Photonic power converters (PPCs) are one of the main components of optical power transmission systems, converting optical power injected by a monochromatic optical source (laser or LED) to electrical power via the photovoltaic effect. This thesis focuses on designing and optimizing ultra-thin single junction InAlGaAs PPC with integrated back reflectors (BR) for operation at the telecommunications wavelength of 1310 nm and numerically studies the light trapping capability of three BR types: planar, cubic nanotextured, and pyramidal nanotextured. Optical simulations were performed by coupling finite difference time-domain (FDTD) calculations with a particle swarm optimization, while electrical simulations were carried out by the finite element drift-diffusion method.
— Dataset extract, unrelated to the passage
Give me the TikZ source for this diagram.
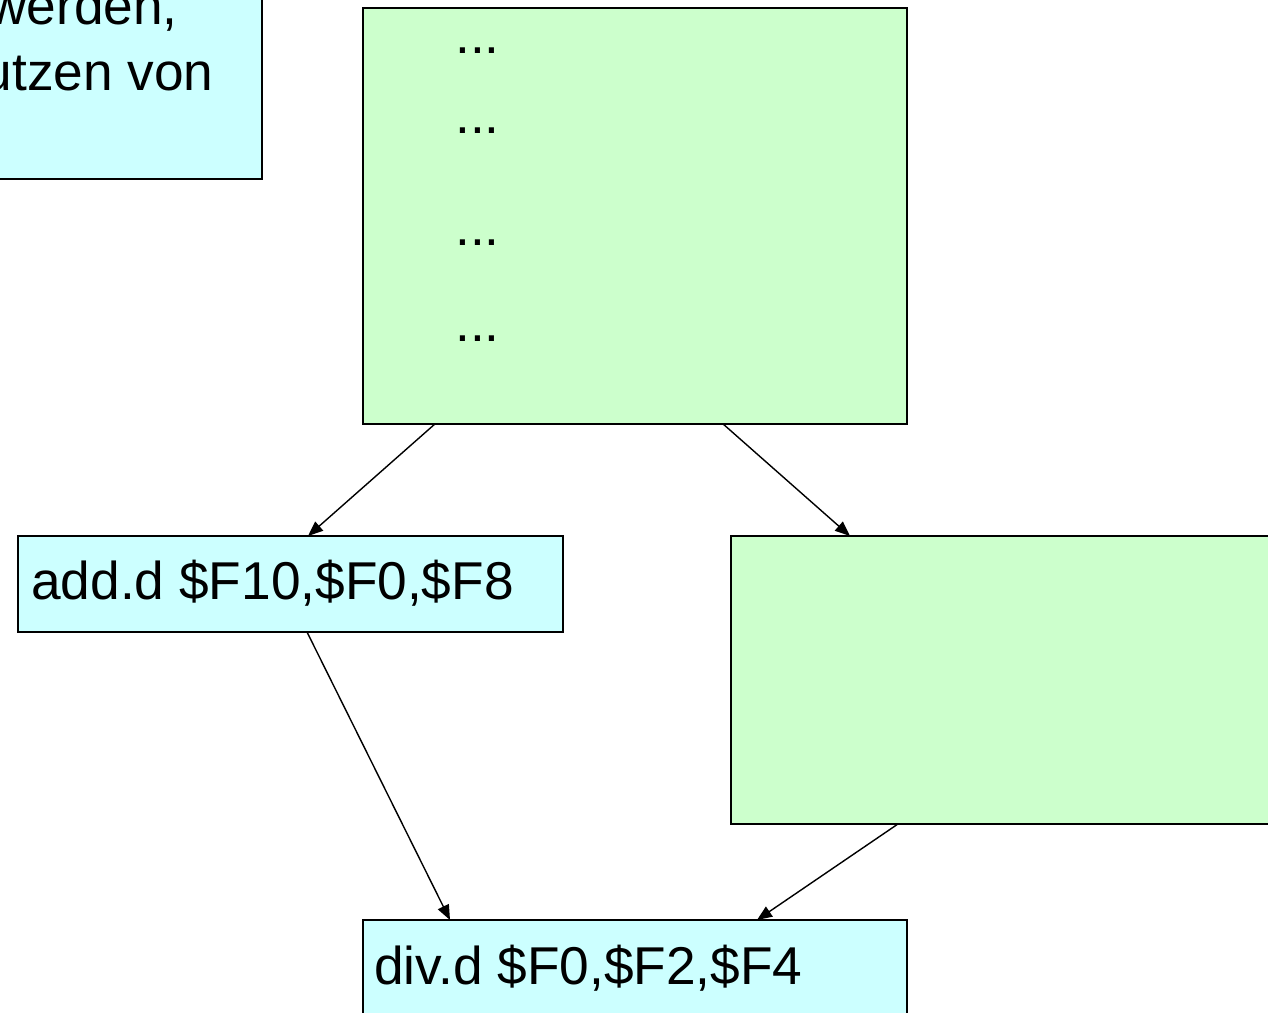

With 90% absorptance, optoelectrical simulations revealed that ultra-thin PPCs with 5.6- to 8.4-fold thinner absorber layers can have open circuit voltages (Voc) that are 9-12% larger and power conversion efficiencies that are 9-10% (relative) larger than conventional thick PPCs. Of the studied BR designs, pyramidal BRs exhibit the highest performance for ultra-thin designs, reaching an efficiency of 43.2% with 90% absorptance, demonstrating the superior light trapping capability relative to planar and cubic nanotextured BRs. The sensitivity of optical absorptance to variations in device thickness and incident light wavelength is also investigated numerically in thin PPCs with planar and pyramidal nanotextured BRs. Optical simulation results revealed that BR-induced resonances shift from constructive to destructive interference with thickness variations of ~100 nm and ~70 nm in planar and pyramidal nanotextured BRs, respectively. Also in PPCs with pyramidal BR, a 50 nm variation of the nanotextures’ geometry (base width and height of pyramids) drops the absorptance by more than 25% (absolute).